All of the nine Nevada
conifers mentioned in my last letter are also found in California, excepting
only the Rocky Mountain spruce, which I have not observed westward of the
Snake Range. So greatly, however, have they been made to vary by differences
of soil and climate, that most of them appear as distinct species. Without
seeming in any way dwarfed or repressed in habit, they nowhere develop to
anything like California dimensions. A height of fifty feet and diameter of
twelve or fourteen inches would probably be found to be above the average
size of those cut for lumber. On the margin of the Carson and Humboldt Sink
the larger sage bushes are called "heavy timber"; and to the settlers here
any tree seems large enough for saw-logs.

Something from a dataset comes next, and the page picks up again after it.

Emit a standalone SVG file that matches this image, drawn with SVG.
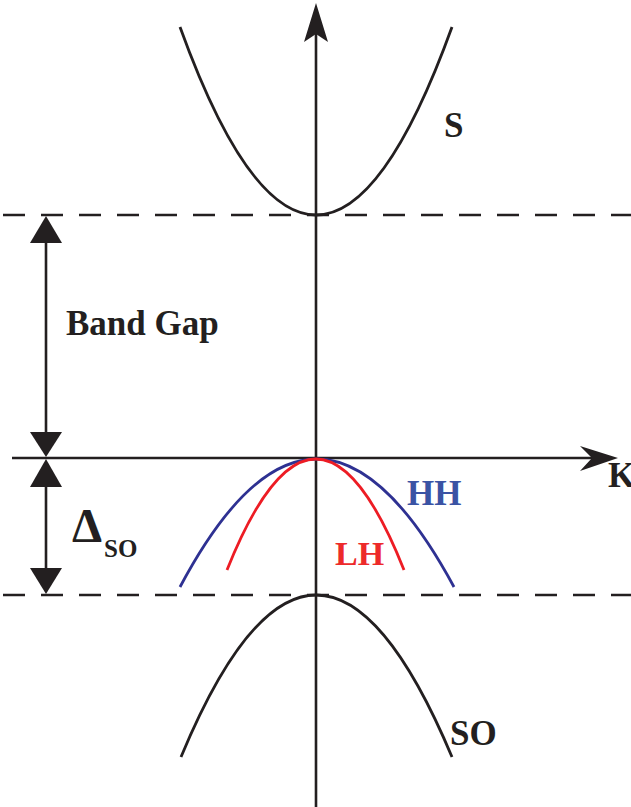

Mills have been built in the
most accessible canons of the higher ranges, and sufficient lumber of an
inferior kind is made to supply most of the local demand. The principal
lumber trees of Nevada are the white pine (Pinus ftexilis), foxtail pine,
and Douglas spruce, or "red pine," as it is called here. Of these the first
named is most generally distributed, being found on all the higher ranges
throughout the State. In botanical characters it is nearly allied to the
Weymouth, or white, pine of the Eastern States, and to the sugar and
mountain pines of the Sierra. In open situations it branches near the ground
and tosses out long down-curving limbs all around, often gaining in this way
a very strikingly picturesque habit. It is seldom found lower than nine
thousand feet above the level of the sea, but from this height it pushes
upward over the roughest ledges to the extreme limit of tree growth - about
eleven thousand feet.
On the Hot Creek, White Pine,
and Golden Gate ranges we find a still hardier and more picturesque species,
called the foxtail pine, from its long dense leaf-tassels. About a foot or
eighteen inches of the ends of the branches are densely packed with stiff
outstanding needles, which radiate all around like an electric fox- or
squirrel-tail. The needles are about an inch and a half long, slightly
curved, elastic, and glossily polished, so that the sunshine sifting through
them makes them burn with a fine silvery luster, while their number and
elastic temper tell delightfully in the singing winds.
This tree is preeminently
picturesque, far surpassing not only its companion species of the mountains
in this respect, but also the most noted of the lowland oaks and elms. Some
stand firmly erect, feathered with radiant tail tassels down to the ground,
forming slender, tapering towers of shining verdure; others with two or
three specialized branches pushed out at right angles to the trunk and
densely clad with the tasseled sprays, take the form of beautiful ornamental
crosses. Again, in the same woods you find trees that are made up of several
boles united near the ground, and spreading in easy curves at the sides in a
plane parallel to the axis of the mountain, with the elegant tassels hung in
charming order between them, the whole making a perfect harp, ranged across
the main wind-lines just where they may be most effective in the grand storm
harmonies. And then there is an infinite variety of arching forms, standing
free or in groups, leaning away from or toward each other in curious
architectural structures, - innumerable tassels drooping under the arches
and radiating above them, the outside glowing in the light, masses of deep
shade beneath, giving rise to effects marvelously beautiful, -while on the
roughest ledges of crumbling limestone are lowly old giants, five or six
feet in diameter, that have braved the storms of more than a thousand years.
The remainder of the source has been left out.